Mourinho landed in Manchester a few months after his traumatic divorce from Chelsea, a club with whom he genuinely felt a bond and a split that also represented the first abject failure of his career. He made four expensive signings: one of them raw (Eric Bailly), one of them short term (Zlatan Ibrahimovic), one of them coming from a wholly different brand of football (Henrikh Mkhitaryan) and one of them burdened by the tag of most expensive player ever (Paul Pogba). He had to transpose these guys on to a badly assembled squad stocked with far too many ordinary players (by his standards, anyway).

Sure, he's still Mourinho and with his pedigree, he probably still believed he could win the league. But he must have known that a more realistic goal of the season was to evaluate the players at his disposal, integrate the newcomers and lay down the framework for what happens next.

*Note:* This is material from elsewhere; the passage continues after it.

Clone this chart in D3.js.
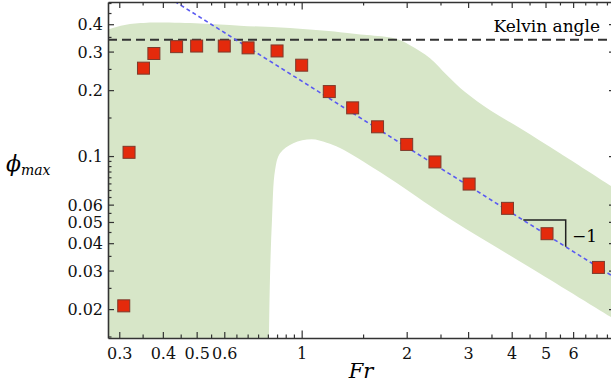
<!DOCTYPE html>
<html>
<head>
<meta charset="utf-8">
<script src="https://cdn.jsdelivr.net/npm/d3@7"></script>
<style>
  html, body { margin: 0; padding: 0; background: #fff; }
  svg { display: block; }
</style>
</head>
<body>
<figure id="chart" style="margin:0"></figure>
<script>
// measured points
const fr = [0.309, 0.320, 0.352, 0.377, 0.438, 0.500, 0.600, 0.702, 0.850, 1.00,
            1.20, 1.40, 1.65, 2.00, 2.41, 3.02, 3.89, 5.05, 7.09];
const phiMax = [0.0207, 0.104, 0.252, 0.294, 0.316, 0.318, 0.318, 0.312, 0.302, 0.260,
                0.197, 0.166, 0.136, 0.113, 0.094, 0.0745, 0.0577, 0.0442, 0.0310];

// green band: upper edge (left to right), lower edge (right to left)
const bandUpperFr  = [0.27, 0.311, 0.360, 0.511, 0.665, 0.926, 1.288, 1.539, 1.851, 2.044,
                      2.333, 2.61, 2.94, 3.47, 4.23, 5.50, 8.0];
const bandUpperPhi = [0.372, 0.3965, 0.406, 0.403, 0.394, 0.384, 0.368, 0.357, 0.344, 0.321,
                      0.280, 0.234, 0.196, 0.162, 0.134, 0.103, 0.0702];
const bandLowerFr  = [8.0, 4.5, 2.692, 1.677, 1.288, 1.18, 1.068, 0.946, 0.867, 0.839,
                      0.822, 0.811, 0.806];
const bandLowerPhi = [0.01774, 0.0311, 0.0510, 0.0845, 0.1088, 0.115, 0.1192, 0.1143, 0.1029, 0.0863,
                      0.0510, 0.0272, 0.0140];

// reference lines
const kelvinPhi = 0.3398;
const slopeFr = [0.4, 8.0];
const slopePhi = [0.55, 0.0275];
const triFr = [4.318, 5.713, 5.713];
const triPhi = [0.0510, 0.0510, 0.0385];

// ticks
const xLabelTicks = [0.3, 0.4, 0.5, 0.6, 1, 2, 3, 4, 5, 6];
const xMinorTicks = [0.35, 0.45, 0.55, 0.65, 0.7, 0.75, 0.8, 0.85, 0.9, 0.95,
                     1.5, 2.5, 3.5, 4.5, 5.5, 6.5, 7, 7.5];
const yLabelTicks = [0.02, 0.03, 0.04, 0.05, 0.06, 0.1, 0.2, 0.3, 0.4];
const yMinorTicks = [0.015, 0.025, 0.035, 0.045, 0.055, 0.065, 0.07, 0.075, 0.08, 0.085, 0.09, 0.095,
                     0.15, 0.25, 0.35, 0.45, 0.5];

const width = 611, height = 386;
const mLeft = 108, mRight = 615, mTop = 2, mBottom = 338;
const serif = "DejaVu Serif, serif";

const svg = d3.select("#chart").append("svg")
  .attr("width", width)
  .attr("height", height);

const x = d3.scaleLog().domain([0.2785, 7.91]).range([mLeft, mRight]);
const y = d3.scaleLog().domain([0.01476, 0.5053]).range([mBottom, mTop]);

svg.append("clipPath").attr("id", "clip")
  .append("rect")
  .attr("x", mLeft).attr("y", mTop)
  .attr("width", mRight - mLeft).attr("height", mBottom - mTop);

const plot = svg.append("g").attr("clip-path", "url(#clip)");

// green band
const curve = d3.line().curve(d3.curveCatmullRom.alpha(0.5));
const upperPts = bandUpperFr.map((f, i) => [x(f), y(bandUpperPhi[i])]);
const lowerPts = bandLowerFr.map((f, i) => [x(f), y(bandLowerPhi[i])]);
const bandPath = curve(upperPts) + curve(lowerPts).replace(/^M/, "L")
  + "L" + x(0.27) + "," + y(0.014) + "Z";
plot.append("path")
  .attr("d", bandPath)
  .attr("fill", "#d7e6c8");

// Kelvin angle line
plot.append("line")
  .attr("x1", mLeft).attr("x2", mRight)
  .attr("y1", y(kelvinPhi)).attr("y2", y(kelvinPhi))
  .attr("stroke", "#333")
  .attr("stroke-width", 1.8)
  .attr("stroke-dasharray", "9,5");

// slope -1 line
plot.append("path")
  .attr("d", d3.line()(slopeFr.map((f, i) => [x(f), y(slopePhi[i])])))
  .attr("fill", "none")
  .attr("stroke", "#5a5af2")
  .attr("stroke-width", 1.6)
  .attr("stroke-dasharray", "4,3");

// slope triangle
plot.append("path")
  .attr("d", d3.line()(triFr.map((f, i) => [x(f), y(triPhi[i])])))
  .attr("fill", "none")
  .attr("stroke", "#222")
  .attr("stroke-width", 1.5);

// data squares
const s = 12;
plot.selectAll("rect.pt")
  .data(fr.map((f, i) => ({ f: f, p: phiMax[i] })))
  .enter()
  .append("rect")
  .attr("class", "pt")
  .attr("x", d => x(d.f) - s / 2)
  .attr("y", d => y(d.p) - s / 2)
  .attr("width", s)
  .attr("height", s)
  .attr("fill", "#e42a0c")
  .attr("stroke", "#7d3a2c")
  .attr("stroke-width", 1);

// frame axes, ticks pointing inward
const axisColor = "#333";
function drawAxis(axis, major, minor, trans) {
  const g = svg.append("g").attr("transform", trans);
  g.call(axis.tickValues(major).tickSizeInner(-6).tickSizeOuter(0));
  const g2 = svg.append("g").attr("transform", trans);
  g2.call(axis.tickValues(minor).tickSizeInner(-3.5).tickSizeOuter(0).tickFormat(""));
  g2.select(".domain").remove();
  [g, g2].forEach(gg => {
    gg.selectAll("line").attr("stroke", axisColor).attr("stroke-width", 1.2);
    gg.selectAll(".domain").attr("stroke", axisColor).attr("stroke-width", 1.6);
  });
  return g;
}

const fmt = d => String(d);
const gx = drawAxis(d3.axisBottom(x).tickFormat(fmt), xLabelTicks, xMinorTicks, `translate(0,${mBottom})`);
gx.attr("font-family", serif);
gx.selectAll("text")
  .attr("font-family", serif).attr("font-size", 16).attr("fill", "#111")
  .attr("y", 10).attr("dy", "0.71em");
gx.selectAll(".tick line").filter(d => d === 1).attr("y2", -7.5);

const gxt = drawAxis(d3.axisTop(x), xLabelTicks, xMinorTicks, `translate(0,${mTop})`);
gxt.selectAll("text").remove();
gxt.selectAll(".tick line").filter(d => d === 1).attr("y2", 7.5);

const gy = drawAxis(d3.axisLeft(y).tickFormat(fmt), yLabelTicks, yMinorTicks, `translate(${mLeft},0)`);
gy.attr("font-family", serif);
gy.selectAll("text")
  .attr("font-family", serif).attr("font-size", 16).attr("fill", "#111")
  .attr("x", -5).attr("dy", "0.36em");

const gyr = drawAxis(d3.axisRight(y), yLabelTicks, yMinorTicks, `translate(${mRight},0)`);
gyr.selectAll("text").remove();

// labels
svg.append("text")
  .attr("x", 600).attr("y", 32)
  .attr("text-anchor", "end")
  .attr("font-family", serif)
  .attr("font-size", 17)
  .text("Kelvin angle");

svg.append("text")
  .attr("x", 572).attr("y", 242)
  .attr("font-family", serif)
  .attr("font-size", 17)
  .text("\u22121");

svg.append("text")
  .attr("x", 361).attr("y", 378)
  .attr("text-anchor", "middle")
  .attr("font-family", serif)
  .attr("font-size", 21)
  .attr("font-style", "italic")
  .text("Fr");

const yl = svg.append("text").attr("x", 6).attr("y", 171).attr("font-family", serif);
yl.append("tspan").attr("font-size", 22).attr("font-style", "italic").text("\u03d5");
yl.append("tspan").attr("font-size", 14).attr("font-style", "italic").attr("dy", 4).text("max");
</script>
</body>
</html>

Close your eyes. Imagine a dominant United side in the 2018-19 Champions League final. How many players in the current squad do you realistically see? Five? Six? No more than that. And that's counting David De Gea, who could well be on his way.

My guess is Mourinho probably sees the same guys you do, which means there's still a lot of work to be done. And whether he considers 2016-17 a success is contingent on whether he feels he learned enough and transmitted enough to his squad in terms of philosophy and work habits. Only he can answer that question.

Results and trophies? In this case, one way or another, it's all just spin. Or, as Rafa would put it, "a lie."